Hence, finally, the last thing I took home, was how exposed the UK science community is. George Osborne might think that by ring fencing the science budget he has kept UK science afloat. On the evidence of my trip to Australia, the good ship UK science may be afloat, but she’s badly holed, and there are bigger and better ships elsewhere now, and it’s not obvious that the best of the UK crew will stay put. (No this is not a veiled hint that I’m heading overseas, it seems likely that I’ll go down with the ship.)

comments (1)

Stephen Pascoe (on Monday 15 November, 2010)

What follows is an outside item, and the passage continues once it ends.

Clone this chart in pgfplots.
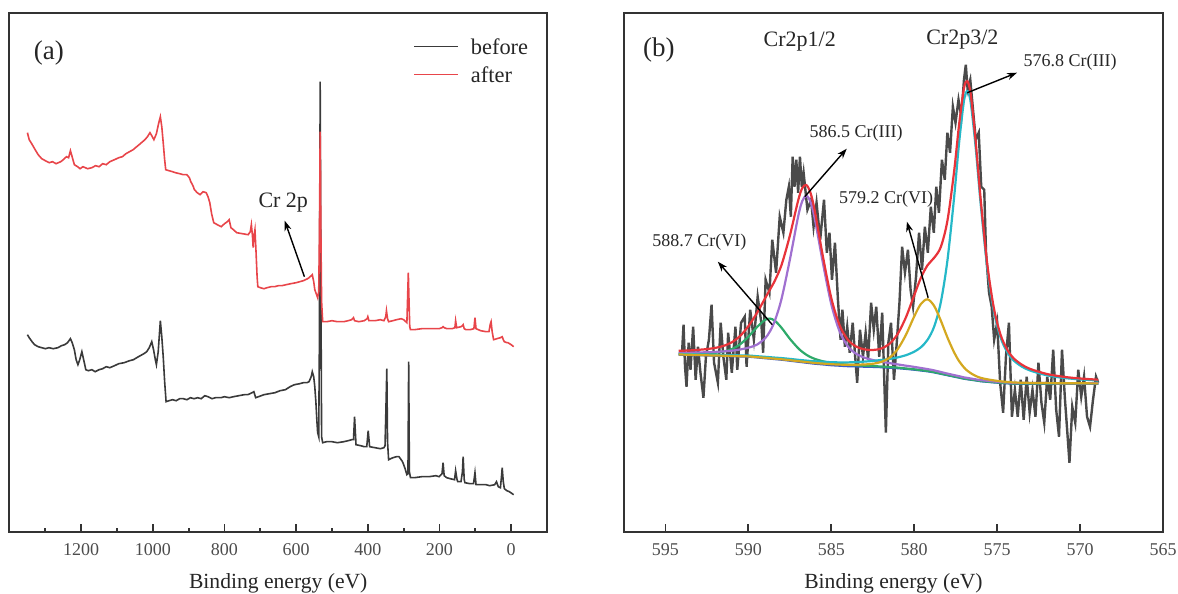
\documentclass[border=0pt]{standalone}
\usepackage{fontspec}
\setmainfont{Liberation Serif}
\usepackage{pgfplots}
\pgfplotsset{compat=1.18}
\usepackage{pgfplotstable}
\usetikzlibrary{arrows.meta}

\definecolor{cBefore}{HTML}{3A3A3A}
\definecolor{cAfter}{HTML}{E8454A}
\definecolor{cRaw}{HTML}{4A4A4A}
\definecolor{cEnv}{HTML}{E8333A}
\definecolor{cPur}{HTML}{A070D0}
\definecolor{cGrn}{HTML}{2EAA6A}
\definecolor{cGold}{HTML}{D4A820}
\definecolor{cCyan}{HTML}{25B8C8}
\definecolor{cBlue}{HTML}{3A5BC8}

% survey spectra (binding energy, intensity in arbitrary units)
\pgfplotstableread{
E I
1350 399
1345 392
1338 388
1330 383
1320 377
1310 373
1300 371
1289 369
1280 370
1270 368
1257 370
1250 372
1241 375
1235 374
1230 381
1226 376
1219 367
1210 365
1203 363
1195 365
1182 363
1170 364
1160 366
1150 365
1140 368
1130 367
1120 370
1107 372
1095 374
1085 375
1075 378
1065 380
1055 382
1045 385
1035 388
1022 392
1015 395
1008 399
1003 396
997 392
990 398
984 408
979 415
975 405
971 389
967 372
964 362
955 361
945 360
937 359
925 358
915 357
905 357
898 354
894 350
888 346
884 342
876 339
868 337
860 340
851 339
846 335
841 329
836 318
830 309
820 307
809 305
800 308
792 310
787 312
782 304
775 302
766 299
750 298
734 297
728 300
725 307
722 296
720 284
718 295
715 302
712 280
709 255
707 245
700 244
690 243
681 244
670 245
660 245
650 246
640 246
628 247
615 248
600 249
590 250
580 251
574 252
568 253
564 254
558 256
555 257
551 250
548 242
544 238
540 234
537 240
535 300
533 400
531 300
529 230
526 210
515 210
500 211
485 210
467 210
455 211
445 212
440 214
437 211
425 210
410 211
402 213
400 215
397 211
380 211
365 212
355 211
350 215
348 221
345 213
342 210
330 211
320 212
307 213
300 212
291 209
287 259
285 230
283 205
281 202
270 202
250 203
230 203
210 203
201 203
193 204
190 205
187 204
179 203
165 203
157 204
155 211
152 204
140 205
136 206
134 207
131 203
126 202
115 202
104 203
101 214
98 203
85 201
70 200
62 200
58 208
56 210
53 200
49 192
40 193
30 194
25 195
22 192
19 190
12 189
9 189
0 187
-7 185
}\afterdata

\pgfplotstableread{
E I
1350 197
1345 194
1337 190
1330 187
1320 185
1310 184
1300 183
1290 184
1278 183
1265 184
1255 186
1246 187
1238 189
1230 193
1225 189
1219 182
1214 172
1209 167
1204 172
1198 180
1193 172
1187 162
1180 161
1170 162
1161 160
1150 162
1140 163
1130 165
1120 164
1107 166
1095 168
1080 169
1065 171
1054 172
1045 174
1035 176
1025 178
1017 180
1010 184
1003 190
998 182
993 172
990 167
985 180
979 211
975 195
971 175
967 150
963 130
955 131
945 132
935 131
925 133
915 133
905 132
895 134
885 133
875 134
865 133
855 136
846 135
835 133
825 134
810 134
800 135
787 134
775 135
760 136
745 137
735 137
723 139
718 140
713 134
705 135
690 137
675 138
659 139
645 141
630 142
617 145
605 147
590 148
580 149
570 149
564 150
558 155
555 160
551 155
548 145
545 130
542 110
540 99
537 95
535 200
533 450
531 250
529 95
526 89
515 90
500 90
485 89
467 90
455 91
445 92
440 92
437 115
433 87
420 86
410 85
403 85
399 101
395 85
380 84
365 83
355 84
352 86
350 115
347 163
345 90
342 72
330 74
320 75
313 75
305 71
302 69
296 63
291 57
288 58
286 170
284 60
281 54
270 54
250 55
230 55
210 56
201 55
193 58
190 69
187 56
180 54
170 53
158 52
155 61
151 52
149 50
140 50
136 60
134 75
131 52
129 49
115 48
105 48
101 59
98 47
85 47
70 47
60 46
46 47
41 50
36 45
30 44
27 55
25 64
22 50
19 43
12 41
5 40
-7 37
}\beforedata

% Cr 2p raw counts
\pgfplotstableread{
E I
594.00 179
593.91 207
593.82 165
593.73 145
593.60 189
593.49 162
593.33 205
593.18 152
593.04 185
592.89 159
592.71 134
592.56 175
592.38 192
592.22 227
592.07 169
591.84 149
591.67 209
591.51 175
591.33 152
591.22 199
591.00 159
590.78 205
590.67 162
590.44 209
590.22 215
590.11 165
589.89 222
589.67 192
589.44 235
589.22 209
589.11 179
588.96 252
588.73 239
588.56 292
588.33 259
588.11 315
587.89 299
587.71 332
587.56 345
587.44 315
587.33 375
587.22 345
587.11 372
587.00 339
586.89 375
586.78 345
586.67 359
586.44 322
586.22 332
586.07 305
585.89 329
585.67 292
585.44 332
585.27 279
585.11 299
584.96 252
584.78 289
584.60 232
584.44 192
584.33 222
584.18 185
584.04 205
583.89 179
583.71 209
583.56 175
583.44 149
583.27 202
583.09 175
582.93 199
582.78 172
582.60 229
582.44 202
582.29 225
582.11 175
581.93 219
581.82 159
581.71 99
581.56 189
581.40 209
581.22 152
581.04 192
580.89 229
580.73 285
580.56 259
580.38 282
580.22 242
580.07 225
579.89 255
579.71 299
579.53 262
579.36 305
579.18 279
579.00 325
578.82 299
578.67 345
578.51 319
578.33 372
578.16 352
578.00 399
577.84 379
577.67 425
577.51 409
577.33 432
577.16 415
577.00 452
576.89 467
576.78 442
576.62 452
576.44 419
576.29 392
576.11 399
575.96 345
575.78 342
575.67 279
575.49 239
575.33 225
575.18 192
575.00 209
574.82 149
574.64 119
574.47 175
574.29 209
574.11 115
573.93 142
573.76 115
573.58 152
573.40 112
573.22 155
573.04 119
572.87 142
572.69 115
572.51 169
572.33 129
572.16 109
571.98 155
571.80 132
571.62 182
571.44 122
571.27 95
571.09 182
570.91 132
570.78 102
570.64 69
570.47 125
570.29 109
570.11 162
569.93 135
569.76 155
569.58 115
569.40 105
569.22 132
569.04 155
568.91 149
}\rawdata

% fitted components (each drawn on the background) and envelope
\pgfplotstableread{
E bg cy ye pu gr env
594.2 177.0 177.7 177.2 179.0 178.1 180.9
593.5 176.7 177.4 176.9 179.1 178.1 181.3
593.0 176.5 177.3 176.7 179.3 178.2 181.9
592.5 176.2 177.0 176.4 179.4 178.4 182.6
592.0 176.0 176.9 176.2 179.8 178.9 183.8
591.5 175.8 176.7 176.0 180.3 180.1 185.8
591.0 175.5 176.5 175.7 181.0 182.6 189.4
590.5 175.3 176.3 175.5 182.2 187.4 195.7
590.0 175.0 176.2 175.3 184.0 195.0 205.5
589.5 174.3 175.5 174.6 186.9 204.2 218.3
589.0 173.5 174.9 173.9 193.3 211.8 233.2
588.7 173.1 174.5 173.4 200.3 213.1 242.1
588.4 172.6 174.1 173.0 211.1 210.9 251.2
588.0 172.0 173.6 172.4 232.9 203.9 266.8
587.5 171.0 172.8 171.5 271.9 192.9 296.0
587.0 170.0 171.9 170.5 315.2 183.5 331.2
586.75 169.5 171.5 170.1 330.6 179.9 343.6
586.5 169.0 171.1 169.6 336.0 176.9 346.7
586.25 168.5 170.7 169.2 329.6 174.6 338.6
586.0 168.0 170.4 168.7 313.2 172.8 321.0
585.5 167.3 169.9 168.1 268.2 170.4 274.7
585.0 166.5 169.5 167.5 227.4 168.8 233.5
584.5 166.0 169.3 167.1 200.3 167.8 206.5
584.0 165.5 169.3 166.9 185.3 166.9 191.9
583.5 165.3 169.6 167.0 177.9 166.4 185.1
583.0 165.0 170.1 167.2 174.0 166.0 182.3
582.5 164.8 170.8 167.9 171.7 165.6 181.7
582.0 164.5 171.7 169.7 170.0 165.2 183.1
581.5 164.0 172.7 173.8 168.6 164.6 187.7
581.0 163.5 174.3 182.5 167.3 164.1 197.7
580.5 162.8 176.5 196.9 166.0 163.2 214.4
580.0 162.0 180.0 215.3 164.8 162.4 236.5
579.6 161.2 184.4 227.7 163.7 161.6 253.8
579.2 160.4 191.8 232.4 162.6 160.8 266.4
578.8 159.3 205.0 225.8 161.3 159.6 273.9
578.4 157.9 229.2 211.2 159.7 158.2 284.6
578.0 156.5 271.0 194.3 158.1 156.8 310.8
577.6 155.1 333.5 179.5 156.6 155.4 359.6
577.3 154.1 388.0 170.7 155.5 154.3 406.3
577.0 153.0 430.9 164.2 154.3 153.2 443.6
576.8 152.5 440.5 161.0 153.8 152.7 450.5
576.6 152.0 429.9 158.6 153.2 152.2 437.9
576.3 151.3 385.2 155.8 152.4 151.5 391.1
576.0 150.5 328.9 153.9 151.6 150.7 333.6
575.6 149.9 264.4 152.4 150.9 150.1 268.1
575.2 149.3 220.6 151.3 150.2 149.5 223.7
574.8 148.8 194.5 150.4 149.7 149.0 197.2
574.4 148.4 179.8 149.8 149.2 148.6 182.2
574.0 148.0 171.2 149.2 148.8 148.2 173.3
573.5 148.0 165.0 149.0 148.7 148.2 166.9
573.0 148.0 161.1 148.8 148.7 148.1 162.7
572.0 148.0 156.4 148.6 148.6 148.1 157.7
571.0 148.0 153.8 148.5 148.5 148.1 154.9
570.0 148.0 152.3 148.4 148.4 148.1 153.2
568.9 148.0 151.2 148.3 148.4 148.1 152.0
}\fitdata

\pgfplotsset{xpsframe/.style={
  scale only axis, anchor=south west, height=259.5pt,
  ymin=0, ymax=519, ytick=\empty, x dir=reverse,
  xtick pos=left, tick align=inside,
  major tick length=3.8pt, minor tick length=1.8pt,
  axis line style={line width=1pt, draw=black!80},
  every tick/.append style={line width=0.9pt, black!80},
  /pgf/number format/1000 sep={},
  /pgf/number format/assume math mode=true,
  xticklabel style={font=\fontsize{9}{10}\selectfont, text=black!70, anchor=base, yshift=-11.65pt},
  xlabel={Binding energy (eV)},
  xlabel style={font=\fontsize{10.8}{12}\selectfont, text=black!85,
    at={(axis description cs:0.5,0)}, anchor=base, yshift=-28.15pt},
}}

\begin{document}
\begin{tikzpicture}
\useasboundingbox (0,0) rectangle (589pt,297pt);

% (a) survey
\begin{axis}[xpsframe,
  at={(4.75pt,31.15pt)}, width=268.75pt,
  xmin=-100, xmax=1400,
  xtick={0,200,...,1200}, minor xtick={100,300,...,1300},
]
\addplot[cBefore, line width=0.8pt] table[x=E,y=I] {\beforedata};
\addplot[cAfter, line width=0.8pt] table[x=E,y=I] {\afterdata};
\draw[cBefore, line width=0.8pt] (270,485) -- (147,485);
\draw[cAfter, line width=0.8pt] (270,457) -- (147,457);
\node[anchor=west, font=\fontsize{11.2}{12}\selectfont, text=black!85] at (132,485) {before};
\node[anchor=west, font=\fontsize{11.2}{12}\selectfont, text=black!85] at (132,457) {after};
\node[font=\fontsize{13.5}{15}\selectfont, text=black!85] at (1290,479) {(a)};
\node[font=\fontsize{11}{12}\selectfont, text=black!85] at (636,329) {Cr 2p};
\draw[-{Stealth[length=5pt,width=3.5pt]}, line width=0.7pt] (577,255) -- (632,311);
\end{axis}

% (b) Cr 2p
\begin{axis}[xpsframe,
  at={(312pt,31.15pt)}, width=269.5pt,
  xmin=565, xmax=597.5,
  xtick={565,570,...,595},
]
\addplot[cRaw, line width=1.2pt] table[x=E,y=I] {\rawdata};
\addplot[cBlue, line width=1.1pt, smooth] table[x=E,y=bg] {\fitdata};
\addplot[cGrn, line width=1.1pt, smooth] table[x=E,y=gr] {\fitdata};
\addplot[cPur, line width=1.1pt, smooth] table[x=E,y=pu] {\fitdata};
\addplot[cCyan, line width=1.1pt, smooth] table[x=E,y=cy] {\fitdata};
\addplot[cGold, line width=1.1pt, smooth] table[x=E,y=ye] {\fitdata};
\addplot[cEnv, line width=1.1pt, smooth] table[x=E,y=env] {\fitdata};

\node[font=\fontsize{13.5}{15}\selectfont, text=black!85] at (595.4,482) {(b)};
\node[font=\fontsize{11}{12}\selectfont, text=black!85] at (586.9,490) {Cr2p1/2};
\node[font=\fontsize{11}{12}\selectfont, text=black!85] at (577.1,492) {Cr2p3/2};
\node[font=\fontsize{9}{10}\selectfont, text=black!85] at (570.6,470) {576.8 Cr(III)};
\node[font=\fontsize{9}{10}\selectfont, text=black!85] at (583.5,399) {586.5 Cr(III)};
\node[font=\fontsize{9}{10}\selectfont, text=black!85] at (581.7,333) {579.2 Cr(VI)};
\node[font=\fontsize{9}{10}\selectfont, text=black!85] at (592.96,290) {588.7 Cr(VI)};
\draw[-{Stealth[length=5pt,width=3.5pt]}, line width=0.7pt] (576.8,439) -- (573.8,459);
\draw[-{Stealth[length=5pt,width=3.5pt]}, line width=0.7pt] (586.6,335) -- (584.07,383);
\draw[-{Stealth[length=5pt,width=3.5pt]}, line width=0.7pt] (579.16,234) -- (580.44,310);
\draw[-{Stealth[length=5pt,width=3.5pt]}, line width=0.7pt] (588.56,207) -- (591.84,270);
\end{axis}
\end{tikzpicture}
\end{document}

I’ve just browsed through David Lemon’s slides online. Great food for thought, although I interpret a lot of the slides as a rephrasing of the statement “data interoperability is hard”. There is no surprise in the observation that 96% of the effort goes into getting data into a form ready to use: understanding the question is always most of the effort in finding an answer.

One thing that really rang true is that too many portal systems make it easy for publishers rather than users. I see this in data standards too – NetCDF-CF seems to be driven almost entirely by data producers rather than users.

Although he asserts there is no single data model that will meet all our needs I tend to feel that who ever find the model that gets closest, and produces quality tools and services on top of it, will be the one that cleans up.